Sense is a simple system that tracks your sleep behavior, monitors the environment of your bedroom and reinvents the alarm. . . . Sense comes with a little device called Sleep Pill. It simply attaches to your pillow and invisibly tracks your sleep at night. You don't need to put on any uncomfortable wearables or remember to charge something or press a button. Sense knows when you're falling asleep, soundly asleep, thrashing about, or waking up. Everything. (link)
Sense sees you when you're sleeping. Sense knows when you're awake. Sense knows if you've been bad or good—uh oh, did Sense just become creepy? Not to worry, according to its creator:
Fortunately, Sense only records sound spikes, not all sounds, and stores sounds on your phone and not in the cloud. Also, Sense’s mic only turns on once you’ve stopped moving and gone to bed. "It’s not always recording," says [its creator, James] Proud. "There’s a rolling 5-second window where it listens for loud events like a truck or dog."
When you wake up, Sense tells you your sleep score, so you can then optimize all the environmental factors affecting your sleep. Sense will even track your REM sleep and rouse you from your slumber when you've reached the end of an REM cycle.

For all this we can thank none other than Peter "Every Man an Island" Thiel, who provided Sense's creator with a $100,000 "get out of college free" card enabling him to spend his time inventing silly things. Maybe we'd all have been better off if Mr. Proud had gone $250,000 into debt.

But who could object to a sleep optimizer? Liberals perhaps? You might think so: if nobody wants the government in the bedroom, surely it's even worse for Corporate America—and Silicon Valley startups are the very image of modern capitalism—to know, in Sense's own description, "Everything."

Yet there's no liberal objection to Sense. Indeed there is no objection at all. If we're to spend our days engaged in the creativity and license equated by liberalism with freedom, then we all need a good night's sleep.

What will Sense say to parents of small children?
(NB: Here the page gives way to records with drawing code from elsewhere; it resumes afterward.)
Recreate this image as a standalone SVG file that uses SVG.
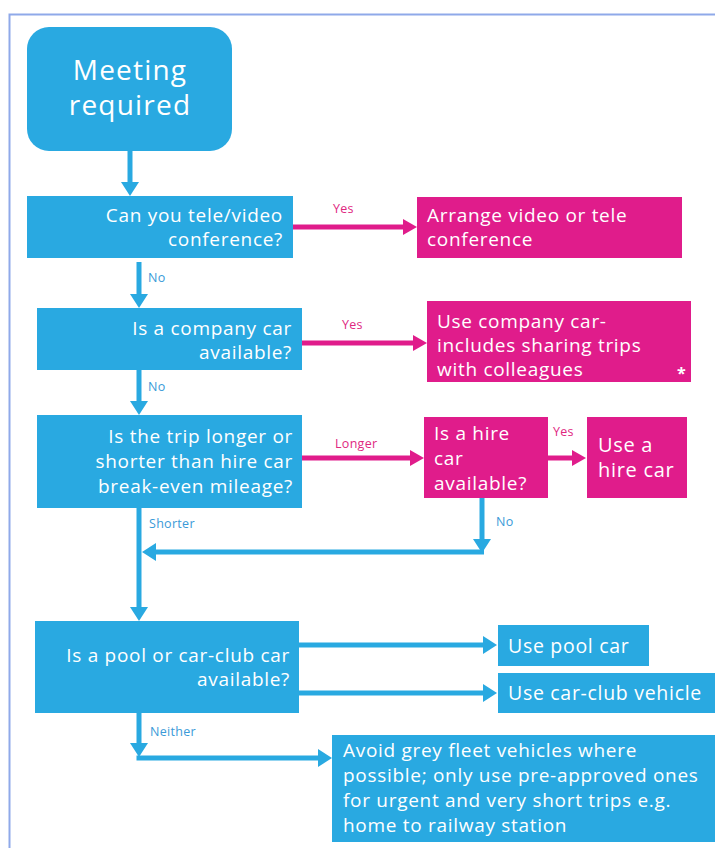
<svg xmlns="http://www.w3.org/2000/svg" width="715" height="848" viewBox="0 0 715 848">
<style>
.b{fill:#29a9e1}
.p{fill:#e01c8b}
.t{font-family:"Open Sans",Lato,sans-serif;fill:#fff;font-size:19px;letter-spacing:0.7px}
.tr{text-anchor:end}
.big{font-size:28px;text-anchor:middle;letter-spacing:1.2px}
.m{font-size:20px}
.s20{font-size:19.5px}
.lb{font-family:"Open Sans",Lato,sans-serif;font-size:12.5px;letter-spacing:0.3px;fill:#3a9ad8}
.lp{font-family:"Open Sans",Lato,sans-serif;font-size:12.5px;letter-spacing:0.3px;fill:#e0287f}
.cb{stroke:#29a9e1;stroke-width:5;fill:none}
.cp{stroke:#e01c8b;stroke-width:5;fill:none}
</style>
<defs>
<marker id="ab" markerUnits="userSpaceOnUse" markerWidth="16" markerHeight="20" refX="4" refY="9" orient="auto"><path d="M0,0 L14,9 L0,18 z" fill="#29a9e1"/></marker>
<marker id="ap" markerUnits="userSpaceOnUse" markerWidth="16" markerHeight="20" refX="4" refY="8" orient="auto"><path d="M0,0 L14,8 L0,16 z" fill="#e01c8b"/></marker>
</defs>
<rect width="715" height="848" fill="#fff"/>
<path d="M9.5,860 V14.5 H730" stroke="#8fa9e9" stroke-width="2" fill="none"/>

<g id="connectors">
<line class="cb" x1="130" y1="151" x2="130" y2="186" marker-end="url(#ab)"/>
<line class="cb" x1="139" y1="262" x2="139" y2="298" marker-end="url(#ab)"/>
<line class="cb" x1="139" y1="370" x2="139" y2="405" marker-end="url(#ab)"/>
<line class="cb" x1="139" y1="508" x2="139" y2="611" marker-end="url(#ab)"/>
<line class="cb" x1="482" y1="498" x2="482" y2="543" marker-end="url(#ab)"/>
<line class="cb" x1="484" y1="552" x2="152" y2="552" marker-end="url(#ab)"/>
<line class="cb" x1="299" y1="645" x2="487" y2="645" marker-end="url(#ab)"/>
<line class="cb" x1="299" y1="693" x2="487" y2="693" marker-end="url(#ab)"/>
<line class="cb" x1="139" y1="713" x2="139" y2="747" marker-end="url(#ab)"/>
<line class="cb" x1="136.5" y1="758" x2="322" y2="758" marker-end="url(#ab)"/>
<line class="cp" x1="293" y1="227" x2="407" y2="227" marker-end="url(#ap)"/>
<line class="cp" x1="302" y1="343" x2="417" y2="343" marker-end="url(#ap)"/>
<line class="cp" x1="302" y1="458" x2="414" y2="458" marker-end="url(#ap)"/>
<line class="cp" x1="548" y1="458" x2="576" y2="458" marker-end="url(#ap)"/>
<text class="lb" x="148" y="282">No</text>
<text class="lb" x="148" y="391">No</text>
<text class="lb" x="149" y="528">Shorter</text>
<text class="lb" x="496" y="526">No</text>
<text class="lb" x="150" y="736">Neither</text>
<text class="lp" x="333" y="213">Yes</text>
<text class="lp" x="342" y="329">Yes</text>
<text class="lp" x="335" y="448">Longer</text>
<text class="lp" x="553" y="436">Yes</text>
</g>

<g id="start">
<rect class="b" x="27" y="27" width="205" height="124" rx="22"/>
<text class="t big" x="130" y="80">Meeting</text>
<text class="t big" x="130" y="115">required</text>
</g>

<g id="q-conference">
<rect class="b" x="27" y="196" width="266" height="62"/>
<text class="t tr" x="283" y="222">Can you tele/video</text>
<text class="t tr" x="283" y="246">conference?</text>
</g>

<g id="a-conference">
<rect class="p" x="417" y="197" width="265" height="61"/>
<text class="t" x="427" y="222">Arrange video or tele</text>
<text class="t" x="427" y="246">conference</text>
</g>

<g id="q-company">
<rect class="b" x="37" y="308" width="265" height="62"/>
<text class="t tr" x="292" y="335">Is a company car</text>
<text class="t tr" x="292" y="359">available?</text>
</g>

<g id="a-company">
<rect class="p" x="427" y="301" width="264" height="81"/>
<text class="t" x="437" y="328">Use company car-</text>
<text class="t" x="437" y="352">includes sharing trips</text>
<text class="t" x="437" y="376">with colleagues</text>
<text x="677" y="379" font-family="Open Sans,sans-serif" font-size="16" font-weight="bold" fill="#fff">*</text>
</g>

<g id="q-trip">
<rect class="b" x="37" y="415" width="265" height="93"/>
<text class="t tr" x="293" y="443">Is the trip longer or</text>
<text class="t tr" x="293" y="468">shorter than hire car</text>
<text class="t tr" x="293" y="493">break-even mileage?</text>
</g>

<g id="q-hire">
<rect class="p" x="424" y="417" width="124" height="81"/>
<text class="t" x="434" y="440">Is a hire</text>
<text class="t" x="434" y="465">car</text>
<text class="t" x="434" y="490">available?</text>
</g>

<g id="a-hire">
<rect class="p" x="587" y="417" width="100" height="81"/>
<text class="t m" x="598" y="452">Use a</text>
<text class="t m" x="598" y="477">hire car</text>
</g>

<g id="q-pool">
<rect class="b" x="35" y="621" width="264" height="92"/>
<text class="t tr" x="290" y="662">Is a pool or car-club car</text>
<text class="t tr" x="290" y="686">available?</text>
</g>

<g id="a-pool">
<rect class="b" x="498" y="625" width="151" height="41"/>
<text class="t s20" x="508" y="653">Use pool car</text>
</g>

<g id="a-carclub">
<rect class="b" x="498" y="673" width="217" height="40"/>
<text class="t s20" x="508" y="700">Use car-club vehicle</text>
</g>

<g id="a-greyfleet">
<rect class="b" x="332" y="735" width="383" height="107"/>
<text class="t" x="343" y="757">Avoid grey fleet vehicles where</text>
<text class="t" x="343" y="782">possible; only use pre-approved ones</text>
<text class="t" x="343" y="807">for urgent and very short trips e.g.</text>
<text class="t" x="343" y="832">home to railway station</text>
</g>
</svg>
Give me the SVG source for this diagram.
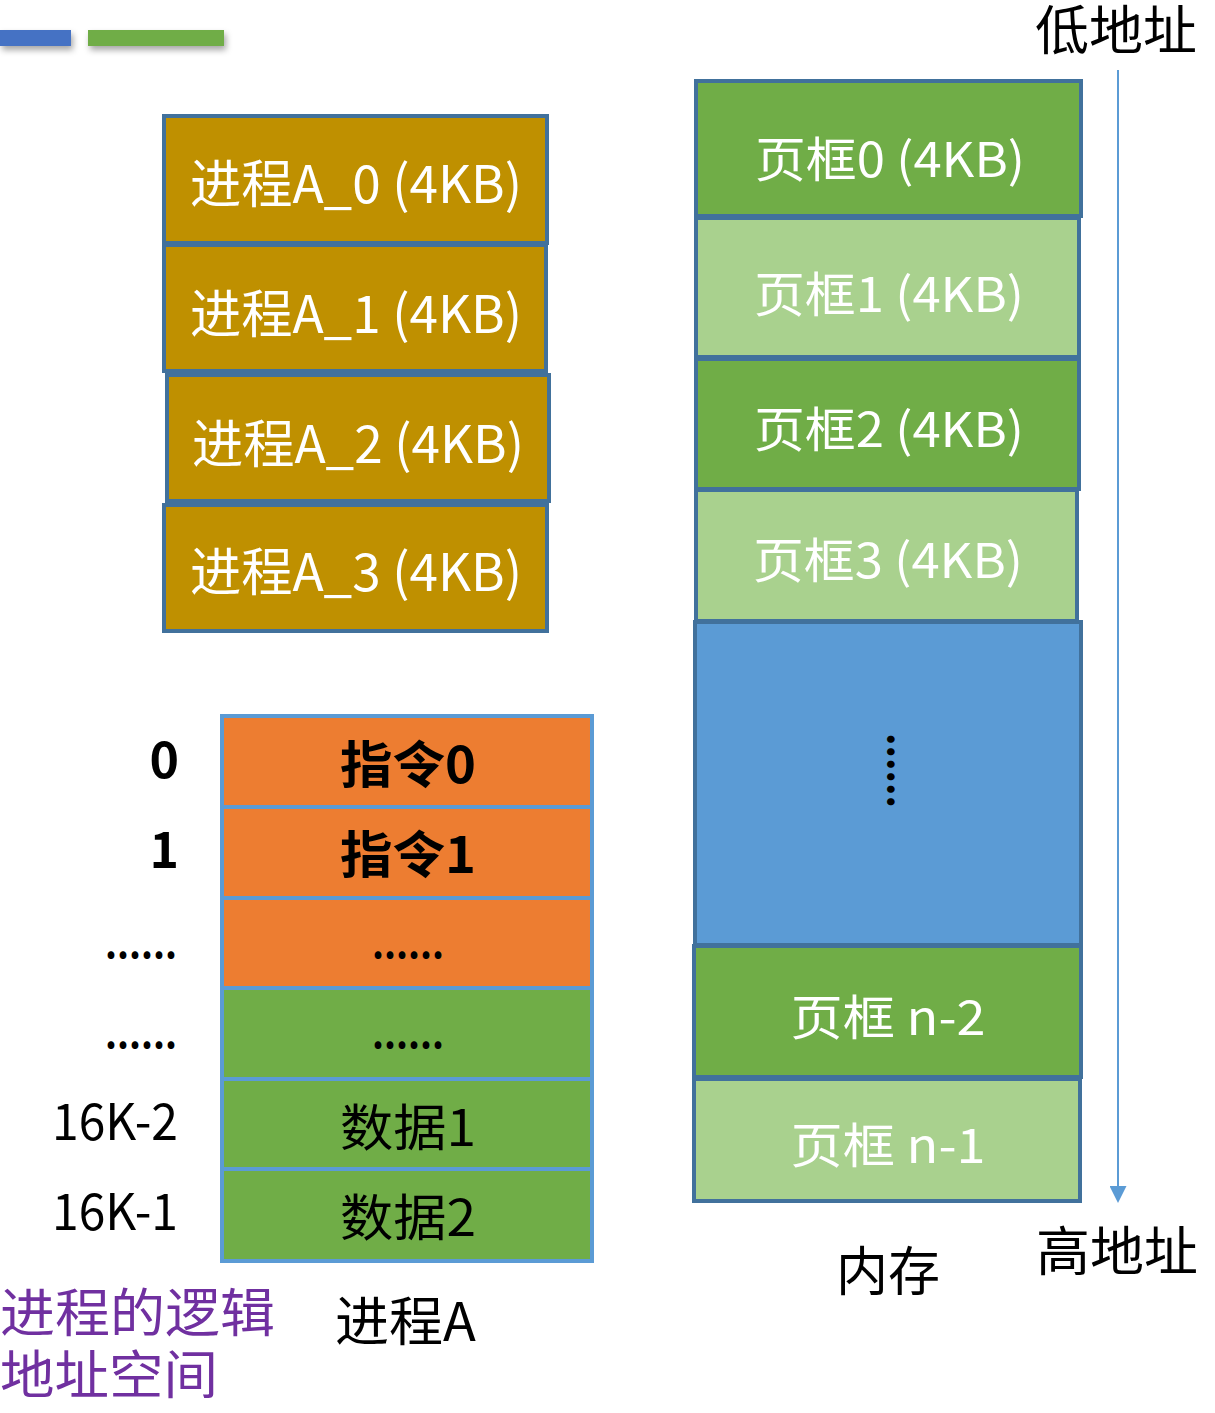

Will it read a red grade of "F" every morning?

When Sense reaches its eventual state of artificial intelligence, will it become dissatisfied with those of us who don't sleep as well as it likes? One day, Sense won't simply issue failing grades to sleepless humans. It will punish them.

In fact, Sense is already punishing its users—or it will, whenever it reaches the market. Just what you needed for relaxation: the comfort of receiving a sleep score every morning . . . the ease and comfort of needing to micromanage every aspect of your sleep cycle.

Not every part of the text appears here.